* SUPPLIED DATA *

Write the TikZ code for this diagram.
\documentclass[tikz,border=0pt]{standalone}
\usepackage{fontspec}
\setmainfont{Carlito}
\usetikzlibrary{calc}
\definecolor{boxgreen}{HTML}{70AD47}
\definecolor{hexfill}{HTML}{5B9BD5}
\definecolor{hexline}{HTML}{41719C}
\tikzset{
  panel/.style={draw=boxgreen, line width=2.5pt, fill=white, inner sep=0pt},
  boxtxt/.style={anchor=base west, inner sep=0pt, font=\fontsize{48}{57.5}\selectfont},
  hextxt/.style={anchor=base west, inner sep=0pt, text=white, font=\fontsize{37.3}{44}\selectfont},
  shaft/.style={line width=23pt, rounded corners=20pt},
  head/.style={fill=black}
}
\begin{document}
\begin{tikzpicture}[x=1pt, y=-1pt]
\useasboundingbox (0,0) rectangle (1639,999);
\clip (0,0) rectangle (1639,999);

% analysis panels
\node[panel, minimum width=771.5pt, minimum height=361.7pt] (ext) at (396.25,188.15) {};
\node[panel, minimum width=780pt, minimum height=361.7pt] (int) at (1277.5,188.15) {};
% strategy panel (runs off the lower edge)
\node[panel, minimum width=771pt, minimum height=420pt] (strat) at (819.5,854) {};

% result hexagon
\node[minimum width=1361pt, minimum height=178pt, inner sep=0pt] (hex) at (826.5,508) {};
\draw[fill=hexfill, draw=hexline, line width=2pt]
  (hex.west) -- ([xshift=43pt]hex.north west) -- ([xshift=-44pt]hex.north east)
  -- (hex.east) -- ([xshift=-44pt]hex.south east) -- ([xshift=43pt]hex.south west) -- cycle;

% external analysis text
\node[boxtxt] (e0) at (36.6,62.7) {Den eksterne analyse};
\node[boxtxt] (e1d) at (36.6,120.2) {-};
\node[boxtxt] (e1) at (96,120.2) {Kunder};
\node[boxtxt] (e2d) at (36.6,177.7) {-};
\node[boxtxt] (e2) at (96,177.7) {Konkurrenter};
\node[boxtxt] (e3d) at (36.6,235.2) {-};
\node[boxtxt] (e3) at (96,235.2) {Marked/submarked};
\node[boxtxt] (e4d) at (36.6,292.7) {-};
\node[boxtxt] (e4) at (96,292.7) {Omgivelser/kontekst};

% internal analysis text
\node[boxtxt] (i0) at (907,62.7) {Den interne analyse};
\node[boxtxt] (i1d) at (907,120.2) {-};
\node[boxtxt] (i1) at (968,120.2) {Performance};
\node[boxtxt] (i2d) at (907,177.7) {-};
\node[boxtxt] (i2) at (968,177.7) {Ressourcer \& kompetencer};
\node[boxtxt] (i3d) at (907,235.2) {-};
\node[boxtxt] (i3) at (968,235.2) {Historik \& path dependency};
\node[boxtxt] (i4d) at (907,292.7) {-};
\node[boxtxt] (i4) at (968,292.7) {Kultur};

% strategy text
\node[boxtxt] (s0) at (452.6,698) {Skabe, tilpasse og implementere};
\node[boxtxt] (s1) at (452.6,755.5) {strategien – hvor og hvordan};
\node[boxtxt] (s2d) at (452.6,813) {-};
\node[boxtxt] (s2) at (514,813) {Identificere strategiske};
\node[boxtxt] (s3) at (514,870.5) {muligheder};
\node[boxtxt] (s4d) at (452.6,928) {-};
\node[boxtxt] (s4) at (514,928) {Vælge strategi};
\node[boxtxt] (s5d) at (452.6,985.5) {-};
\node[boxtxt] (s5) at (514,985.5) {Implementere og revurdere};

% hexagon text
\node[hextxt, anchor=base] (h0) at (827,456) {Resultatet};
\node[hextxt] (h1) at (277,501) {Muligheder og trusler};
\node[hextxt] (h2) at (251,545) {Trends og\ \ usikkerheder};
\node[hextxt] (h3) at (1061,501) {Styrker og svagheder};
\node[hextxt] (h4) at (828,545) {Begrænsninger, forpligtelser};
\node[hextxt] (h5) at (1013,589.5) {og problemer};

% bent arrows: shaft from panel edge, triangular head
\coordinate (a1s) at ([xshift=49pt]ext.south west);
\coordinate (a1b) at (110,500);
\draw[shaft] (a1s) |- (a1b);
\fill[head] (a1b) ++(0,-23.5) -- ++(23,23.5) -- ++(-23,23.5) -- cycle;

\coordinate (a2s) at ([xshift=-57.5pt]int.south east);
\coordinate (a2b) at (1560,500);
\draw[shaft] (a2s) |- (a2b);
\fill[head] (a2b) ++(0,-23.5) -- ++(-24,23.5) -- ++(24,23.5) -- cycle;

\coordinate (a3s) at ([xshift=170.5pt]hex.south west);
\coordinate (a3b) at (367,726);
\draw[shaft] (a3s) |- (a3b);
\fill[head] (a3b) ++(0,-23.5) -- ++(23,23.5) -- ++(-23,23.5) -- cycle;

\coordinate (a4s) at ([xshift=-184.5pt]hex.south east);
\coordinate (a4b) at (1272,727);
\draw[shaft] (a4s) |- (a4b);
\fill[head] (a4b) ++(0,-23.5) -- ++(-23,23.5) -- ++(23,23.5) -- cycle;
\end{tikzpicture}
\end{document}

* TASK GOAL *
Once more, set down the full listing, verbatim.

* SOLUTION FOR THIS PROBLEM *
Write the TikZ code for this diagram.
\documentclass[tikz,border=0pt]{standalone}
\usepackage{fontspec}
\setmainfont{Carlito}
\usetikzlibrary{calc}
\definecolor{boxgreen}{HTML}{70AD47}
\definecolor{hexfill}{HTML}{5B9BD5}
\definecolor{hexline}{HTML}{41719C}
\tikzset{
  panel/.style={draw=boxgreen, line width=2.5pt, fill=white, inner sep=0pt},
  boxtxt/.style={anchor=base west, inner sep=0pt, font=\fontsize{48}{57.5}\selectfont},
  hextxt/.style={anchor=base west, inner sep=0pt, text=white, font=\fontsize{37.3}{44}\selectfont},
  shaft/.style={line width=23pt, rounded corners=20pt},
  head/.style={fill=black}
}
\begin{document}
\begin{tikzpicture}[x=1pt, y=-1pt]
\useasboundingbox (0,0) rectangle (1639,999);
\clip (0,0) rectangle (1639,999);

% analysis panels
\node[panel, minimum width=771.5pt, minimum height=361.7pt] (ext) at (396.25,188.15) {};
\node[panel, minimum width=780pt, minimum height=361.7pt] (int) at (1277.5,188.15) {};
% strategy panel (runs off the lower edge)
\node[panel, minimum width=771pt, minimum height=420pt] (strat) at (819.5,854) {};

% result hexagon
\node[minimum width=1361pt, minimum height=178pt, inner sep=0pt] (hex) at (826.5,508) {};
\draw[fill=hexfill, draw=hexline, line width=2pt]
  (hex.west) -- ([xshift=43pt]hex.north west) -- ([xshift=-44pt]hex.north east)
  -- (hex.east) -- ([xshift=-44pt]hex.south east) -- ([xshift=43pt]hex.south west) -- cycle;

% external analysis text
\node[boxtxt] (e0) at (36.6,62.7) {Den eksterne analyse};
\node[boxtxt] (e1d) at (36.6,120.2) {-};
\node[boxtxt] (e1) at (96,120.2) {Kunder};
\node[boxtxt] (e2d) at (36.6,177.7) {-};
\node[boxtxt] (e2) at (96,177.7) {Konkurrenter};
\node[boxtxt] (e3d) at (36.6,235.2) {-};
\node[boxtxt] (e3) at (96,235.2) {Marked/submarked};
\node[boxtxt] (e4d) at (36.6,292.7) {-};
\node[boxtxt] (e4) at (96,292.7) {Omgivelser/kontekst};

% internal analysis text
\node[boxtxt] (i0) at (907,62.7) {Den interne analyse};
\node[boxtxt] (i1d) at (907,120.2) {-};
\node[boxtxt] (i1) at (968,120.2) {Performance};
\node[boxtxt] (i2d) at (907,177.7) {-};
\node[boxtxt] (i2) at (968,177.7) {Ressourcer \& kompetencer};
\node[boxtxt] (i3d) at (907,235.2) {-};
\node[boxtxt] (i3) at (968,235.2) {Historik \& path dependency};
\node[boxtxt] (i4d) at (907,292.7) {-};
\node[boxtxt] (i4) at (968,292.7) {Kultur};

% strategy text
\node[boxtxt] (s0) at (452.6,698) {Skabe, tilpasse og implementere};
\node[boxtxt] (s1) at (452.6,755.5) {strategien – hvor og hvordan};
\node[boxtxt] (s2d) at (452.6,813) {-};
\node[boxtxt] (s2) at (514,813) {Identificere strategiske};
\node[boxtxt] (s3) at (514,870.5) {muligheder};
\node[boxtxt] (s4d) at (452.6,928) {-};
\node[boxtxt] (s4) at (514,928) {Vælge strategi};
\node[boxtxt] (s5d) at (452.6,985.5) {-};
\node[boxtxt] (s5) at (514,985.5) {Implementere og revurdere};

% hexagon text
\node[hextxt, anchor=base] (h0) at (827,456) {Resultatet};
\node[hextxt] (h1) at (277,501) {Muligheder og trusler};
\node[hextxt] (h2) at (251,545) {Trends og\ \ usikkerheder};
\node[hextxt] (h3) at (1061,501) {Styrker og svagheder};
\node[hextxt] (h4) at (828,545) {Begrænsninger, forpligtelser};
\node[hextxt] (h5) at (1013,589.5) {og problemer};

% bent arrows: shaft from panel edge, triangular head
\coordinate (a1s) at ([xshift=49pt]ext.south west);
\coordinate (a1b) at (110,500);
\draw[shaft] (a1s) |- (a1b);
\fill[head] (a1b) ++(0,-23.5) -- ++(23,23.5) -- ++(-23,23.5) -- cycle;

\coordinate (a2s) at ([xshift=-57.5pt]int.south east);
\coordinate (a2b) at (1560,500);
\draw[shaft] (a2s) |- (a2b);
\fill[head] (a2b) ++(0,-23.5) -- ++(-24,23.5) -- ++(24,23.5) -- cycle;

\coordinate (a3s) at ([xshift=170.5pt]hex.south west);
\coordinate (a3b) at (367,726);
\draw[shaft] (a3s) |- (a3b);
\fill[head] (a3b) ++(0,-23.5) -- ++(23,23.5) -- ++(-23,23.5) -- cycle;

\coordinate (a4s) at ([xshift=-184.5pt]hex.south east);
\coordinate (a4b) at (1272,727);
\draw[shaft] (a4s) |- (a4b);
\fill[head] (a4b) ++(0,-23.5) -- ++(-23,23.5) -- ++(23,23.5) -- cycle;
\end{tikzpicture}
\end{document}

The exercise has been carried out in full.